Jon Eceizabarrena

Personal information
- Full name: Jon Eceizabarrena Rezola
- Date of birth: 23 March 2005 (age 21)
- Place of birth: San Sebastián, Spain
- Height: 1.79 m (5 ft 10 in)
- Position: Midfielder

Team information
- Current team: Real Sociedad B
- Number: 21

Youth career
- Real Sociedad

Senior career*
- Years: Team / Apps / (Gls)
- 2023–2025: Real Sociedad C / 51 / (4)
- 2024–: Real Sociedad B / 26 / (0)

= Jon Eceizabarrena =

Spanish footballer (born 2005)

Jon Eceizabarrena Rezola (born 23 March 2005) is a Spanish footballer who plays as a midfielder for Real Sociedad B.

==Career==
Born in San Sebastián, Gipuzkoa, Basque Country, Eceizabarrena was a youth graduate of Real Sociedad. He made his senior debut with the C-team on 3 September 2023, coming on as a second-half substitute in a 1–0 Segunda Federación home win over CD Valle de Egüés.

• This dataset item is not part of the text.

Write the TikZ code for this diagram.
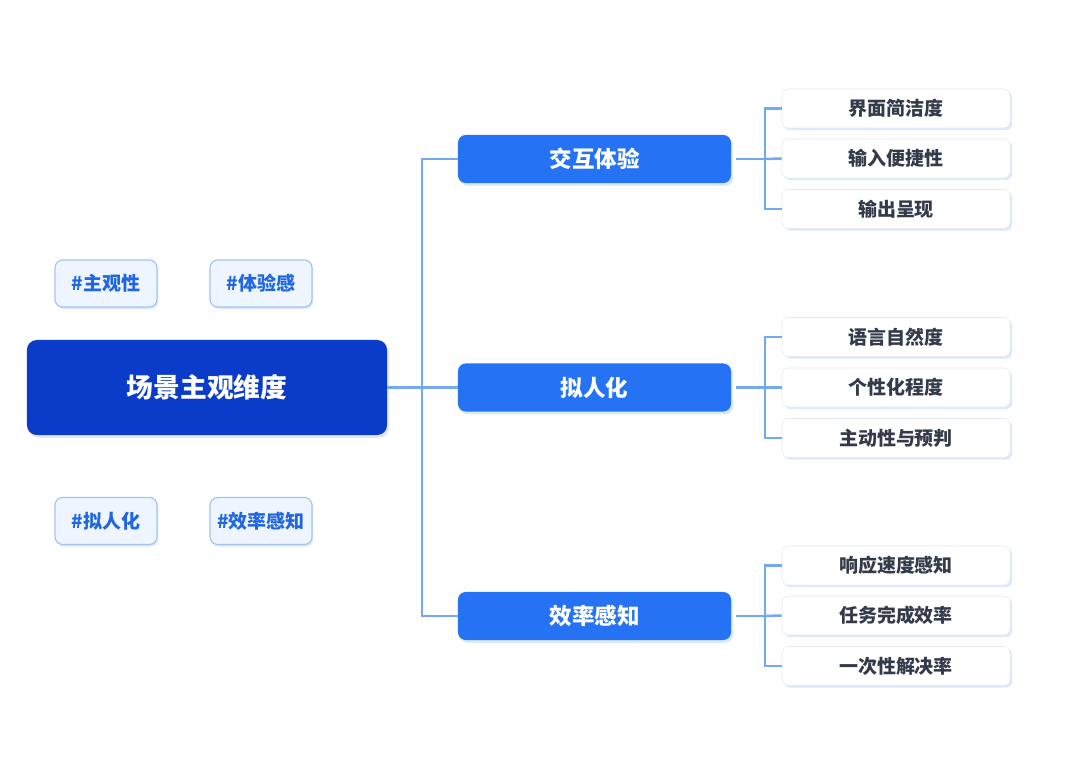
\documentclass[tikz,border=0pt]{standalone}
\usepackage{fontspec}
\setmainfont{Noto Sans CJK SC}
\usepackage{tikz}
\usetikzlibrary{shadows}
\definecolor{deepblue}{HTML}{0B3BC9}
\definecolor{midblue}{HTML}{2672F5}
\definecolor{lineblue}{HTML}{72A9F0}
\definecolor{tagfill}{HTML}{EEF5FF}
\definecolor{tagline}{HTML}{A3C4F3}
\definecolor{tagtext}{HTML}{1F66E0}
\definecolor{leafline}{HTML}{E4EAF3}
\definecolor{leaftext}{HTML}{333B4B}
\definecolor{shadowblue}{HTML}{DCE8FB}
\tikzstyle{rootblock} = [rectangle, fill=deepblue, text=white, minimum width=9cm,
minimum height=2.375cm, rounded corners=7pt, font=\fontsize{19}{22}\selectfont\bfseries,
drop shadow={fill=shadowblue, shadow xshift=1.5pt, shadow yshift=-2pt, opacity=1}]
\tikzstyle{bblock} = [rectangle, fill=midblue, text=white, minimum width=6.825cm,
minimum height=1.2cm, rounded corners=5.5pt, font=\fontsize{16}{19}\selectfont\bfseries,
drop shadow={fill=shadowblue, shadow xshift=1.5pt, shadow yshift=-2pt, opacity=1}]
\tikzstyle{leaf} = [rectangle, draw=leafline, fill=white, text=leaftext, minimum width=5.7cm,
minimum height=0.975cm, rounded corners=4.5pt, font=\fontsize{13.5}{16}\selectfont\bfseries,
drop shadow={fill=shadowblue, shadow xshift=1.5pt, shadow yshift=-1.5pt, opacity=1}]
\tikzstyle{tag} = [rectangle, draw=tagline, line width=0.8pt, fill=tagfill, text=tagtext,
minimum width=2.55cm, minimum height=1.175cm, rounded corners=5.5pt,
font=\fontsize{13.5}{16}\selectfont\bfseries,
drop shadow={fill=shadowblue, shadow xshift=1pt, shadow yshift=-1.5pt, opacity=1}]
\tikzstyle{link} = [draw=lineblue, line width=1.8pt]

\begin{document}
\begin{tikzpicture}[x=0.025cm, y=-0.025cm]
	\useasboundingbox (0,0) rectangle (1080,775);
	% left side
	\node (Root) [rootblock] at (207,387.5) {场景主观维度};
	\node (TagSubj) [tag] at (106,283.5) {\#主观性};
	\node (TagFeel) [tag] at (261,283.5) {\#体验感};
	\node (TagPersona) [tag] at (106,521) {\#拟人化};
	\node (TagSpeed) [tag] at (261,521) {\#效率感知};

	% branches
	\node (Interact) [bblock] at (594.5,159) {交互体验};
	\node (Persona) [bblock] at (594.5,387.5) {拟人化};
	\node (Efficiency) [bblock] at (594.5,616) {效率感知};

	% leaves
	\node (Clean) [leaf] at (896,108.5) {界面简洁度};
	\node (Input) [leaf] at (896,158.5) {输入便捷性};
	\node (Output) [leaf] at (896,209) {输出呈现};
	\node (Language) [leaf] at (896,337) {语言自然度};
	\node (Personal) [leaf] at (896,387.5) {个性化程度};
	\node (Proactive) [leaf] at (896,438) {主动性与预判};
	\node (Response) [leaf] at (896,565.5) {响应速度感知};
	\node (Task) [leaf] at (896,615.5) {任务完成效率};
	\node (OneShot) [leaf] at (896,666) {一次性解决率};

	\coordinate (Spine) at (422,387.5);
	\coordinate (SpineA) at (765,159);
	\coordinate (SpineB) at (765,387.5);
	\coordinate (SpineC) at (765,616);

	\draw [link] (Root) -- (Persona);
	\draw [link] (Interact.west) -| (Spine);
	\draw [link] (Efficiency.west) -| (Spine);

	\draw [link, shorten <=3pt] (Interact.east) -- (SpineA);
	\draw [link] (Clean.west) -| (SpineA);
	\draw [link] (Input.west) -- (SpineA);
	\draw [link] (Output.west) -| (SpineA);

	\draw [link, shorten <=3pt] (Persona.east) -- (SpineB);
	\draw [link] (Language.west) -| (SpineB);
	\draw [link] (Personal.west) -- (SpineB);
	\draw [link] (Proactive.west) -| (SpineB);

	\draw [link, shorten <=3pt] (Efficiency.east) -- (SpineC);
	\draw [link] (Response.west) -| (SpineC);
	\draw [link] (Task.west) -- (SpineC);
	\draw [link] (OneShot.west) -| (SpineC);
\end{tikzpicture}
\end{document}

After becoming a regular starter with the C's, Eceizabarrena first appeared with the reserves on 6 December 2024, replacing Mikel Goti late into a 2–0 Primera Federación home win over SD Amorebieta. He only featured in one further match for Sanse during the season, as the club achieved promotion to Segunda División.

After starting the 2025 pre-season with the B-team, Eceizabarrena made his professional debut on 17 August of that year, replacing goalscorer Job Ochieng late into a 1–0 Segunda División home win over Real Zaragoza.